Before the invasion of Ukraine, New Jersey’s average gas price sat at $3.62 per gallon, a 30% increase over the $2.78 price enjoyed just a year ago. Wednesday morning AAA reported the average price in our state rose to an all-time high of $4.33 per gallon, a 50% increase over last March ($2.89). Those inflated prices, coupled with a ban of Russian oil imports into U.S. markets, could soon send prices north of $5, $6 or even $7 a gallon. That sort of price escalation could have a devastating effect on New Jersey’s struggling economy as many workers begin to return to the office as the Omicron variant retreats, while families and retirees cope with record levels of inflation. We will soon see those skyrocketing costs translate to less discretionary income for our residents to travel our roads and even higher costs for everyday goods and services.
This double-barreled threat to our economy requires action from the Governor and State Treasurer: A temporary suspension of New Jersey’s gas tax until the current crisis subsides. At 42.4 cents per gallon, the state’s gas tax is a significant contributor to the cost – but it is one that’s entirely under Trenton’s control. (The federal government imposes an additional 18.3 cents per gallon tax)
While gas taxes are less than 1% of the revenue collected by the state, a suspension can make a tangible difference in the lives of New Jersey families. For example, our analysis determined that a Hunterdon County family could save $150 a month, while an Atlantic County family could save more than $110 a month.
Under the 2016 agreement that increased gas taxes to replenish the state’s bankrupt Transportation Trust Fund, the tax is set to meet an annual revenue target. Currently, the state reports that revenues are coming in at their projections for the fiscal year. While a temporary suspension may result in a revenue shortfall, dollars lost could be quickly recovered by increased consumption in an expanding economy as our state’s prime tourism season begins. Additionally, the state is set to receive billions in dollars from last year’s bipartisan infrastructure package to improve our roads and transit and create good paying jobs.

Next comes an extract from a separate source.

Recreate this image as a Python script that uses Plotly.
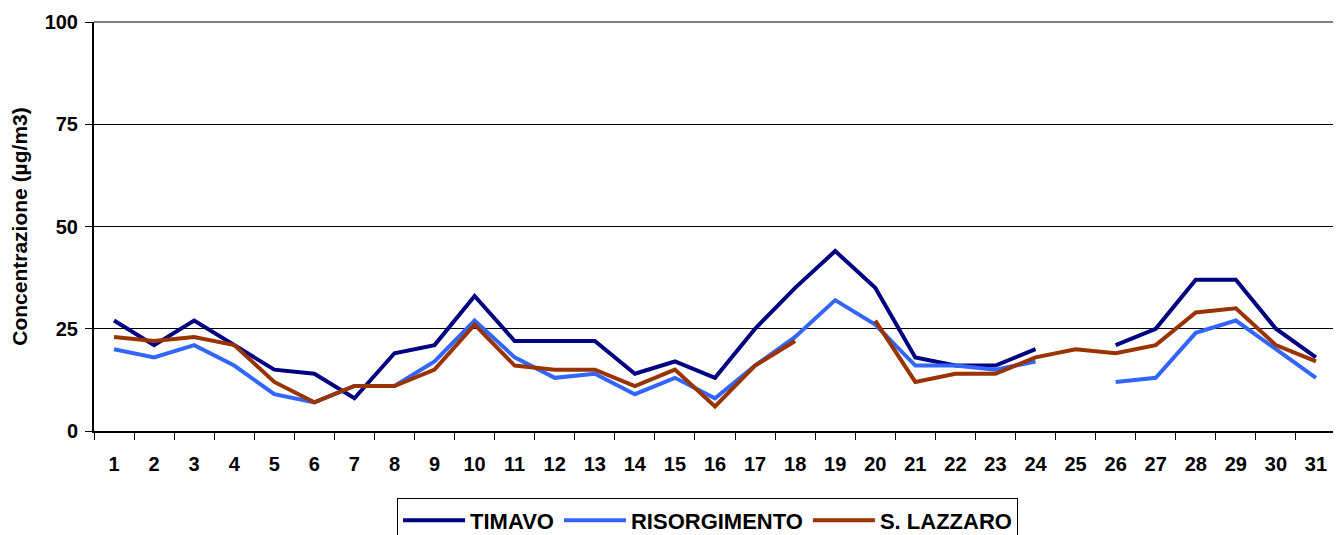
import plotly.graph_objects as go

days = [str(d) for d in range(1, 32)]

timavo = [27, 21, 27, 21, 15, 14, 8, 19, 21, 33,
          22, 22, 22, 14, 17, 13, 25, 35, 44, 35,
          18, 16, 16, 20, None, 21, 25, 37, 37, 25, 18]
risorgimento = [20, 18, 21, 16, 9, 7, 11, 11, 17, 27,
                18, 13, 14, 9, 13, 8, 16, 23, 32, 26,
                16, 16, 15, 17, None, 12, 13, 24, 27, 20, 13]
s_lazzaro = [23, 22, 23, 21, 12, 7, 11, 11, 15, 26,
             16, 15, 15, 11, 15, 6, 16, 22, None, 27,
             12, 14, 14, 18, 20, 19, 21, 29, 30, 21, 17]

series_names = ["TIMAVO", "RISORGIMENTO", "S. LAZZARO"]
series_colors = ["#000080", "#3366FF", "#993300"]
y_ticks = [0, 25, 50, 75, 100]
y_title = "Concentrazione (µg/m3)"

FONT = "Liberation Sans, Arial, sans-serif"

fig = go.Figure()
for name, vals, col in zip(series_names, [timavo, risorgimento, s_lazzaro], series_colors):
    fig.add_trace(go.Scatter(
        x=days, y=vals, name=name, mode="lines",
        line=dict(color=col, width=4),
        connectgaps=False,
    ))

# page body has an 8px margin, so the figure is drawn from (8, 8)
fig.update_layout(
    width=1333, height=527,
    margin=dict(l=86, r=5, t=14, b=104, autoexpand=False),
    paper_bgcolor="white", plot_bgcolor="white",
    font=dict(family=FONT, color="black"),
    showlegend=True,
    legend=dict(
        orientation="h", x=0.494, xanchor="center", y=-0.165, yanchor="top",
        bordercolor="black", borderwidth=1,
        font=dict(family=FONT, size=22, color="black", weight="bold"),
        itemwidth=62, tracegroupgap=0,
    ),
    xaxis=dict(
        type="category", tickson="boundaries", automargin=False,
        showgrid=False, showline=True, linecolor="black", linewidth=2,
        ticks="outside", ticklen=7, tickcolor="black", tickwidth=1,
        ticklabelstandoff=14,
        tickfont=dict(family=FONT, size=20, color="black", weight="bold"),
        range=[-0.5, 30.5],
    ),
    yaxis=dict(
        range=[0, 100], tickvals=y_ticks, automargin=False,
        showgrid=True, gridcolor="black", gridwidth=1,
        showline=True, linecolor="black", linewidth=2,
        ticks="outside", ticklen=7, tickcolor="black",
        ticklabelstandoff=3,
        tickfont=dict(family=FONT, size=20, color="black", weight="bold"),
        zeroline=False,
        title=dict(text=y_title, standoff=14,
                   font=dict(family=FONT, size=21, color="black", weight="bold")),
    ),
    shapes=[
        dict(type="line", xref="paper", yref="paper", x0=0, x1=1, y0=1, y1=1,
             line=dict(color="#808080", width=2)),
        dict(type="line", xref="paper", yref="paper", x0=1, x1=1, y0=0, y1=1,
             line=dict(color="#808080", width=2)),
    ],
)

fig.write_html("out.html")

Then there’s the issue of basic fairness. New Jersey’s drivers have absorbed more than 30% toll increases on our major highways in the last two years and a stunning 192% increase in gas taxes since 2016 – both regressive taxes that hit our working class and small businesses hardest as gas prices continue to climb.
A suspension of the gas tax will reap immediate benefits for our economy and is an action the Murphy Administration should immediately explore with an executive order, or the Senate and General Assembly should take steps to enact legislatively.